Return the lines from the one with "Convert this diagram to TikZ code." through the one with "(0,\y) -- (1071,\y);", exactly as they appear and with no pictures.

Charts and diagrams as code:
--- start ---

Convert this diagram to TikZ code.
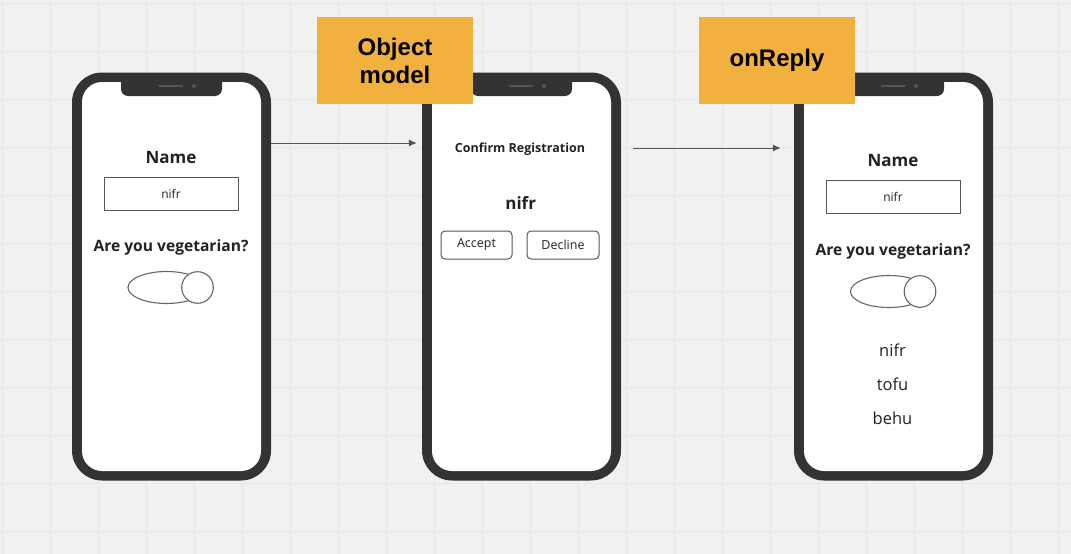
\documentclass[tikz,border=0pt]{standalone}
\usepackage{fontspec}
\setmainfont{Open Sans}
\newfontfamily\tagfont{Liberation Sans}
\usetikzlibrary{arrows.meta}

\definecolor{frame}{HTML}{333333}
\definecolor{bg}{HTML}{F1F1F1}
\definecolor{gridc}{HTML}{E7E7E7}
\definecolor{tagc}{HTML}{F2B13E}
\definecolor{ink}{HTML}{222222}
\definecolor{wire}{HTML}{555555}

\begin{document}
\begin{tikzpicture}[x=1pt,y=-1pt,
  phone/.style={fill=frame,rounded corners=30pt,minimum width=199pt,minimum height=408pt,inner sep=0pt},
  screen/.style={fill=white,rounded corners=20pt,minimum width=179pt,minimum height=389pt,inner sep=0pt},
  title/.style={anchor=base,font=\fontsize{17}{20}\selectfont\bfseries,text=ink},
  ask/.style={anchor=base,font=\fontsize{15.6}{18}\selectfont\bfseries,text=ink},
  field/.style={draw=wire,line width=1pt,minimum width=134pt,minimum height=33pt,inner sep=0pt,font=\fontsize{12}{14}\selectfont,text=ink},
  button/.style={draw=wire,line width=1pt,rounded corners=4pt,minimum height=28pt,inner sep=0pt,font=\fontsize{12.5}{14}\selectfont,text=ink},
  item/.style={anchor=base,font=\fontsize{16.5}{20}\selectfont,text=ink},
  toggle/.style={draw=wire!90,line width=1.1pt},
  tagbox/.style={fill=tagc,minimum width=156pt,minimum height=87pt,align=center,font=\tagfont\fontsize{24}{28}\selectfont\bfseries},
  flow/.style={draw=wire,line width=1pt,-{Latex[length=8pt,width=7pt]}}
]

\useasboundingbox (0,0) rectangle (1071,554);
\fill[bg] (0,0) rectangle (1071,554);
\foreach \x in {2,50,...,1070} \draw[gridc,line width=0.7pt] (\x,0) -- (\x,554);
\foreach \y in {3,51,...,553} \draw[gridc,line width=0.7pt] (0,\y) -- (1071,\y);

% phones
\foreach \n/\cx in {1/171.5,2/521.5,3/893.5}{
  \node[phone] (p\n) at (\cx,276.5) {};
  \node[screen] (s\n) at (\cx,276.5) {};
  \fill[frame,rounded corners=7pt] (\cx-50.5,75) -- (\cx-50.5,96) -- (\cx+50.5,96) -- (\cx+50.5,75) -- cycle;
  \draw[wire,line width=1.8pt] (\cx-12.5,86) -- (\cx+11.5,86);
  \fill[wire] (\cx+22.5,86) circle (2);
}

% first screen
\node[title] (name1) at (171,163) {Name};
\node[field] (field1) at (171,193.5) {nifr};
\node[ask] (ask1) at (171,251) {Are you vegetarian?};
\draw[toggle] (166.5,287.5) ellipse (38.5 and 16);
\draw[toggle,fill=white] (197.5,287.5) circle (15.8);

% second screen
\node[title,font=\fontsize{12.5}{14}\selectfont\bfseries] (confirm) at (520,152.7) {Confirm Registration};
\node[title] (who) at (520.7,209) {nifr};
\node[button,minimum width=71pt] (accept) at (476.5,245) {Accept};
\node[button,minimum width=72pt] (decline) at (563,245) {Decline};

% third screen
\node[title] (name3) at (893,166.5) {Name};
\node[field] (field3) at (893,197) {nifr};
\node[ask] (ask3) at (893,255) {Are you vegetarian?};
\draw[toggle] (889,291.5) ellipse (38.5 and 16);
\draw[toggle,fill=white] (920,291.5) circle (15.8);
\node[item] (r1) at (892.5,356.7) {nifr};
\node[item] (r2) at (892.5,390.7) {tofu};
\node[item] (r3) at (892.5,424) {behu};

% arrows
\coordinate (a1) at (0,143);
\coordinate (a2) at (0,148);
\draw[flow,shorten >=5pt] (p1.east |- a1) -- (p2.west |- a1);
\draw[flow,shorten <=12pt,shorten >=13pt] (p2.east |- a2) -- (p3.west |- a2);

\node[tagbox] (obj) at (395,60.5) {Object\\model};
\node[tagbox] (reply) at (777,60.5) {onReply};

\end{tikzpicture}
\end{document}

--- end ---
--- start ---

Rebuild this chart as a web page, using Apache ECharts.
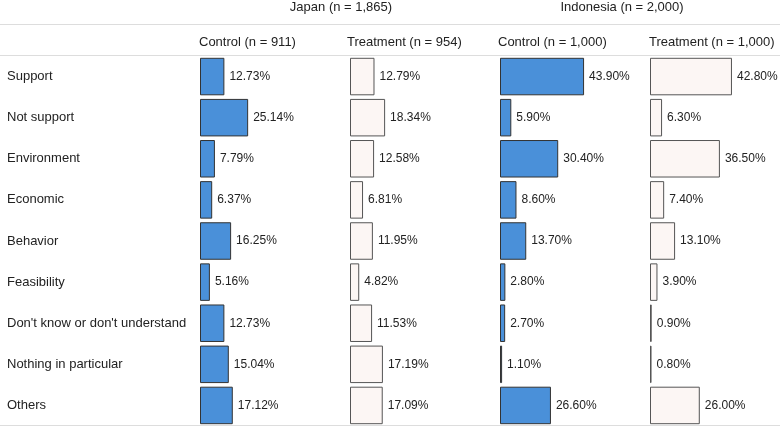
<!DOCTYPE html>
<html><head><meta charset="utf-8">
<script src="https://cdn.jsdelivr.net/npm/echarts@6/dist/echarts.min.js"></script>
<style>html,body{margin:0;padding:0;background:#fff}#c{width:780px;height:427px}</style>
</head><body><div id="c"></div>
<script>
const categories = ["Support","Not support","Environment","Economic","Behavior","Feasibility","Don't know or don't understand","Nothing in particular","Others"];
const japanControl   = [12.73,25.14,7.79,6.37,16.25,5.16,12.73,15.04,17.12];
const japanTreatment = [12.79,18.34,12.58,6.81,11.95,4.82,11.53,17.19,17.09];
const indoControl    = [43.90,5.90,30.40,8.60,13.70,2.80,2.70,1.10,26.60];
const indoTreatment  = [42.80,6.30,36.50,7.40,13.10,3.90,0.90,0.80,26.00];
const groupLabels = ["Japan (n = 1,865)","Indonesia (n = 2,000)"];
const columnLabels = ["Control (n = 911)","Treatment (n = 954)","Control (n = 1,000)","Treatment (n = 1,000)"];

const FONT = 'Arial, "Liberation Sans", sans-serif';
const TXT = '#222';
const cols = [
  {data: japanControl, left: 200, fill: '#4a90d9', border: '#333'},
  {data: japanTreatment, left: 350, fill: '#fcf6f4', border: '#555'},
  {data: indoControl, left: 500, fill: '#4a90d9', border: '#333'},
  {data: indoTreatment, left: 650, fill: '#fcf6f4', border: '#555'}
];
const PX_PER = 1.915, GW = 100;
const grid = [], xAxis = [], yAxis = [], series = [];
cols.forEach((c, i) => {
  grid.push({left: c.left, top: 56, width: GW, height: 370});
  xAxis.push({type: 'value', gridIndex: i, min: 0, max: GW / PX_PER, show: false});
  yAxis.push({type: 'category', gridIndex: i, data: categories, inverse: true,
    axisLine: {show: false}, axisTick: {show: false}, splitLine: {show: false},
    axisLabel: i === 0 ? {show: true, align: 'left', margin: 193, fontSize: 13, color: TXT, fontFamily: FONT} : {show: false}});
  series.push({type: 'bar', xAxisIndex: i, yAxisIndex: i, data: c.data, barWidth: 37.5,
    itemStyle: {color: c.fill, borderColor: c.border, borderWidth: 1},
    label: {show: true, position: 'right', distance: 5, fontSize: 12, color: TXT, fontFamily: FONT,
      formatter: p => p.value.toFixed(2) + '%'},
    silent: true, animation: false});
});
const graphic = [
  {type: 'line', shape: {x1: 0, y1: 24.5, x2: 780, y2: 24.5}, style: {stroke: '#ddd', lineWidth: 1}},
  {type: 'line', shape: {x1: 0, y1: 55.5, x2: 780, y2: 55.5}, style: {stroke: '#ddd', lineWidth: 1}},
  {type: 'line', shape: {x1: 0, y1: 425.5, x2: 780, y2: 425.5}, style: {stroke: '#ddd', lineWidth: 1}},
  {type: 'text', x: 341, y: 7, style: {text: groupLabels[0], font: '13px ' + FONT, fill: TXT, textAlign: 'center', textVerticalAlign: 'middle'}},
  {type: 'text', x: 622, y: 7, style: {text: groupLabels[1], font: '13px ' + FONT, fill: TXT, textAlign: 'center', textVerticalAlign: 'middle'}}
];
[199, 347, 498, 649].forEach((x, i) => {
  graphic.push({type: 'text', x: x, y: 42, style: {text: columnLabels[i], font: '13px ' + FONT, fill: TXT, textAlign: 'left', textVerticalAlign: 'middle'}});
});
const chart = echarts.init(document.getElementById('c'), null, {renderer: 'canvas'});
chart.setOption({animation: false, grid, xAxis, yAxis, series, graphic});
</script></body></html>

--- end ---

Exercise output:
Convert this diagram to TikZ code.
\documentclass[tikz,border=0pt]{standalone}
\usepackage{fontspec}
\setmainfont{Open Sans}
\newfontfamily\tagfont{Liberation Sans}
\usetikzlibrary{arrows.meta}

\definecolor{frame}{HTML}{333333}
\definecolor{bg}{HTML}{F1F1F1}
\definecolor{gridc}{HTML}{E7E7E7}
\definecolor{tagc}{HTML}{F2B13E}
\definecolor{ink}{HTML}{222222}
\definecolor{wire}{HTML}{555555}

\begin{document}
\begin{tikzpicture}[x=1pt,y=-1pt,
  phone/.style={fill=frame,rounded corners=30pt,minimum width=199pt,minimum height=408pt,inner sep=0pt},
  screen/.style={fill=white,rounded corners=20pt,minimum width=179pt,minimum height=389pt,inner sep=0pt},
  title/.style={anchor=base,font=\fontsize{17}{20}\selectfont\bfseries,text=ink},
  ask/.style={anchor=base,font=\fontsize{15.6}{18}\selectfont\bfseries,text=ink},
  field/.style={draw=wire,line width=1pt,minimum width=134pt,minimum height=33pt,inner sep=0pt,font=\fontsize{12}{14}\selectfont,text=ink},
  button/.style={draw=wire,line width=1pt,rounded corners=4pt,minimum height=28pt,inner sep=0pt,font=\fontsize{12.5}{14}\selectfont,text=ink},
  item/.style={anchor=base,font=\fontsize{16.5}{20}\selectfont,text=ink},
  toggle/.style={draw=wire!90,line width=1.1pt},
  tagbox/.style={fill=tagc,minimum width=156pt,minimum height=87pt,align=center,font=\tagfont\fontsize{24}{28}\selectfont\bfseries},
  flow/.style={draw=wire,line width=1pt,-{Latex[length=8pt,width=7pt]}}
]

\useasboundingbox (0,0) rectangle (1071,554);
\fill[bg] (0,0) rectangle (1071,554);
\foreach \x in {2,50,...,1070} \draw[gridc,line width=0.7pt] (\x,0) -- (\x,554);
\foreach \y in {3,51,...,553} \draw[gridc,line width=0.7pt] (0,\y) -- (1071,\y);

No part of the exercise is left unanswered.